### Supplied material
------------------------------------------------------------
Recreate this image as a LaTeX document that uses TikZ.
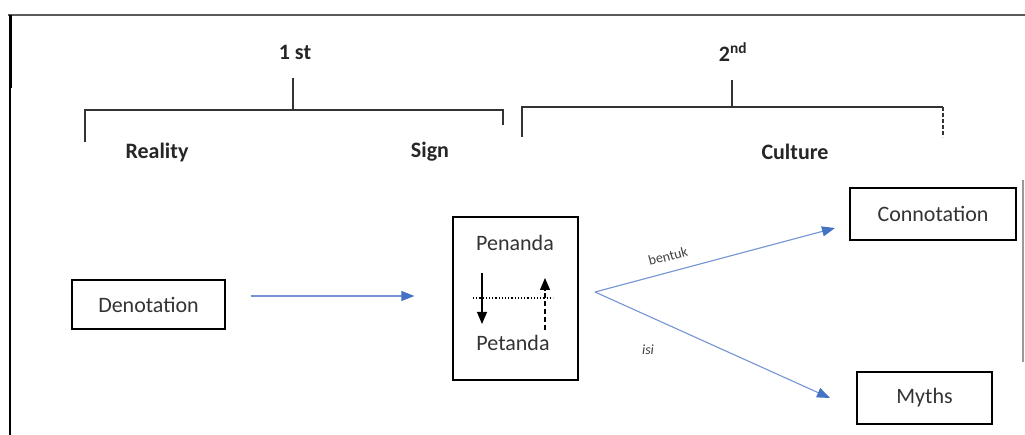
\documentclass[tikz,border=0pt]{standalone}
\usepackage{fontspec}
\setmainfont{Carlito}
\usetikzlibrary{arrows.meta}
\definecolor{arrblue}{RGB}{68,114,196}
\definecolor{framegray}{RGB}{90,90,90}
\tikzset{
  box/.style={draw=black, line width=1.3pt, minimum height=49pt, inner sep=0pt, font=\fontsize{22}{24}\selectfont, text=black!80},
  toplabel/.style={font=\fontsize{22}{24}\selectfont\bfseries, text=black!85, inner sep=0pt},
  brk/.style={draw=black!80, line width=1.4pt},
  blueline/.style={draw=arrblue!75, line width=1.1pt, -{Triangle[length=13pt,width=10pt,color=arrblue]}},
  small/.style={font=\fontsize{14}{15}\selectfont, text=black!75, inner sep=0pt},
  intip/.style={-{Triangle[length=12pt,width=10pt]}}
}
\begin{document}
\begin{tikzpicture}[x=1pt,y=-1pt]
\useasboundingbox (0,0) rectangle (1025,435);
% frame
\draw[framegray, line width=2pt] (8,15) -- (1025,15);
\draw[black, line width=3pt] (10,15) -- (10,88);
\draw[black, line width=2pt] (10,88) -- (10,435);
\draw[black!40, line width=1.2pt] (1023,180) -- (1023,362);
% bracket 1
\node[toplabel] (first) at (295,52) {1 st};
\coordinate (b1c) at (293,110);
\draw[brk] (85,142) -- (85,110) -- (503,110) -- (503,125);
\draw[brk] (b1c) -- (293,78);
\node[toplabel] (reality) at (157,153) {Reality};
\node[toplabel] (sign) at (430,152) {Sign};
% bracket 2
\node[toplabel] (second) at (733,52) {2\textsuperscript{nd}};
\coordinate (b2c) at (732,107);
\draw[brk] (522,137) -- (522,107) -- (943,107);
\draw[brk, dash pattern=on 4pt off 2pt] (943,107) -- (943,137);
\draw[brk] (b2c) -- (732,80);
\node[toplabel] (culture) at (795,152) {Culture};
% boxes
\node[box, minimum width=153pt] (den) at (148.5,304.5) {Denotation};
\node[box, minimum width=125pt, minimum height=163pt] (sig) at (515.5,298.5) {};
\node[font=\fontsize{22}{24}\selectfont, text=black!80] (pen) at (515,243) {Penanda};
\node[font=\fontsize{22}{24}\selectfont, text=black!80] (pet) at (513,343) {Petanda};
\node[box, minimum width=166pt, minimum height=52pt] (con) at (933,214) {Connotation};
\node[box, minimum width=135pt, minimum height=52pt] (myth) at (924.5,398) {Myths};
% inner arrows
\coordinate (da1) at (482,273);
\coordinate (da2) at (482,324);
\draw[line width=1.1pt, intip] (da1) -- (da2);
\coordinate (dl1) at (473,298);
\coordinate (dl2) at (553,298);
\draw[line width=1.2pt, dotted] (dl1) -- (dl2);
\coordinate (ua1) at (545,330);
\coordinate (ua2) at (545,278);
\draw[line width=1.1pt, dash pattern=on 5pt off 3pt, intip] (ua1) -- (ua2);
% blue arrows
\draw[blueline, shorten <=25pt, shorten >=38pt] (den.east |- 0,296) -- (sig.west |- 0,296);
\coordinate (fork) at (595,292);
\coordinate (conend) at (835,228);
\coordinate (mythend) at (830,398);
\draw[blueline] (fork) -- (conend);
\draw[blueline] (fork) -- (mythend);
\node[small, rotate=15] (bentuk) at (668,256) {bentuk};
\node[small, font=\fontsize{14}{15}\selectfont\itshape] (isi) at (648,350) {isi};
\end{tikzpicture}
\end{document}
------------------------------------------------------------
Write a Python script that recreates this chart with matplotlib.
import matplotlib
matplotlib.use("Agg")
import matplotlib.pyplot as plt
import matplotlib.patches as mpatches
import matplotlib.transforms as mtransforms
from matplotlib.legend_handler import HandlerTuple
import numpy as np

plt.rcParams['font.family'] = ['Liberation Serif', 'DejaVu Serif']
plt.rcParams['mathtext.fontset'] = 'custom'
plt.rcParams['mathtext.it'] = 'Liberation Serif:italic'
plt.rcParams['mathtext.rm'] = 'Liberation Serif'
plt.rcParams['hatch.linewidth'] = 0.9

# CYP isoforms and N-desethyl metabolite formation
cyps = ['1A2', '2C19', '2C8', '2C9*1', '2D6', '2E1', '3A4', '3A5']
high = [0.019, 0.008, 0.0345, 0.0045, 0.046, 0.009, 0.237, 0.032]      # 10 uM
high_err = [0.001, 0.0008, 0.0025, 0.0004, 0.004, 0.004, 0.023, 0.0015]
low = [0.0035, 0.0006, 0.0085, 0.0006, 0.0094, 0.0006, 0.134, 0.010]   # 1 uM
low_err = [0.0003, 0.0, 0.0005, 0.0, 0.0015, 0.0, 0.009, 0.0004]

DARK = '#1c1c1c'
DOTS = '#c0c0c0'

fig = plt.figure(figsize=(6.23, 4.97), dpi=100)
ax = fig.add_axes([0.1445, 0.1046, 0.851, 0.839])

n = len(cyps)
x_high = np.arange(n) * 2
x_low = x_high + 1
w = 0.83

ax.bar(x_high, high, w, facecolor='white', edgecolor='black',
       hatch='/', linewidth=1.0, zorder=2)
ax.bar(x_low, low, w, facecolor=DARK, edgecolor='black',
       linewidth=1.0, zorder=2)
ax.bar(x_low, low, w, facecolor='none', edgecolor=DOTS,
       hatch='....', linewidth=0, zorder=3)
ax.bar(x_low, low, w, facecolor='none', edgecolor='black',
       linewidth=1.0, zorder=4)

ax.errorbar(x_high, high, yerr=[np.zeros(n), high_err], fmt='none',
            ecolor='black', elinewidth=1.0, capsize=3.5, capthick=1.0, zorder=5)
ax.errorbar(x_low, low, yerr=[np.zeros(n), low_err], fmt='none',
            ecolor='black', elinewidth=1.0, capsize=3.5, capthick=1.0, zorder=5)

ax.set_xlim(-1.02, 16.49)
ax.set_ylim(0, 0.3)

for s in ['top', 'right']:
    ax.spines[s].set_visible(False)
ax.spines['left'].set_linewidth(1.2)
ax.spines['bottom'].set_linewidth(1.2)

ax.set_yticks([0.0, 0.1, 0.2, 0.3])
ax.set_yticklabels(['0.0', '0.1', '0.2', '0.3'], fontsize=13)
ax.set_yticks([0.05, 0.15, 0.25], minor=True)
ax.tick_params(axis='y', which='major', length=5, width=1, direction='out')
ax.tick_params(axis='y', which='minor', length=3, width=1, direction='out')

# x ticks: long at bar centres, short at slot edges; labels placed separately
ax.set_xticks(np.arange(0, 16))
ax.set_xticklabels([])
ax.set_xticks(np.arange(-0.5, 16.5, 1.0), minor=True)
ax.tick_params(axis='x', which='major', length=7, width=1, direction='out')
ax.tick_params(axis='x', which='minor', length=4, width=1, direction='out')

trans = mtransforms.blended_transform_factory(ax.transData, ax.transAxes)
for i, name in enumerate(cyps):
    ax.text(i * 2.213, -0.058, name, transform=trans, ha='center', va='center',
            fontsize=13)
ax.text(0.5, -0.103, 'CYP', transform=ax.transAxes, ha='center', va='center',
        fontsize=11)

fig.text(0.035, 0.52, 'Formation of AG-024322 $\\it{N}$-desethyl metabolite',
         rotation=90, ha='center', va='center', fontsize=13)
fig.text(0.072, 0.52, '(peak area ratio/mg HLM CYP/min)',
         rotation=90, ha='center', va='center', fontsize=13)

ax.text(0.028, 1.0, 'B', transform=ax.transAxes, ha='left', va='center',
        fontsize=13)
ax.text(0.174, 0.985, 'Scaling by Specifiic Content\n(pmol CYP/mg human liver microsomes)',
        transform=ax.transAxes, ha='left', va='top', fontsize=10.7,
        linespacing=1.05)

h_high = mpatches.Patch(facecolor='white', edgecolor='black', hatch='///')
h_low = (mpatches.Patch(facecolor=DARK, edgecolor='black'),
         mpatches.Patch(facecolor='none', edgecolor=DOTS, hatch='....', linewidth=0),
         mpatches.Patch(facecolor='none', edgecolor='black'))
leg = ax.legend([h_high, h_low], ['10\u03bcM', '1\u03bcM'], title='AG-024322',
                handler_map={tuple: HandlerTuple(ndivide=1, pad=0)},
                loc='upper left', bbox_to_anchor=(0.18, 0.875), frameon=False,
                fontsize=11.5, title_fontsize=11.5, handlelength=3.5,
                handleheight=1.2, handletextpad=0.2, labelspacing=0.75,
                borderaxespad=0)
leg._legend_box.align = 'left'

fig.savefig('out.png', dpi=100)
------------------------------------------------------------
### Written request
From the listing above, output exactly the run of lines that starts with the line containing "Write a Python" and ends with the line containing "DOTS = '#c0c0c0'".

### Solution to this exercise
Write a Python script that recreates this chart with matplotlib.
import matplotlib
matplotlib.use("Agg")
import matplotlib.pyplot as plt
import matplotlib.patches as mpatches
import matplotlib.transforms as mtransforms
from matplotlib.legend_handler import HandlerTuple
import numpy as np

plt.rcParams['font.family'] = ['Liberation Serif', 'DejaVu Serif']
plt.rcParams['mathtext.fontset'] = 'custom'
plt.rcParams['mathtext.it'] = 'Liberation Serif:italic'
plt.rcParams['mathtext.rm'] = 'Liberation Serif'
plt.rcParams['hatch.linewidth'] = 0.9

# CYP isoforms and N-desethyl metabolite formation
cyps = ['1A2', '2C19', '2C8', '2C9*1', '2D6', '2E1', '3A4', '3A5']
high = [0.019, 0.008, 0.0345, 0.0045, 0.046, 0.009, 0.237, 0.032]      # 10 uM
high_err = [0.001, 0.0008, 0.0025, 0.0004, 0.004, 0.004, 0.023, 0.0015]
low = [0.0035, 0.0006, 0.0085, 0.0006, 0.0094, 0.0006, 0.134, 0.010]   # 1 uM
low_err = [0.0003, 0.0, 0.0005, 0.0, 0.0015, 0.0, 0.009, 0.0004]

DARK = '#1c1c1c'
DOTS = '#c0c0c0'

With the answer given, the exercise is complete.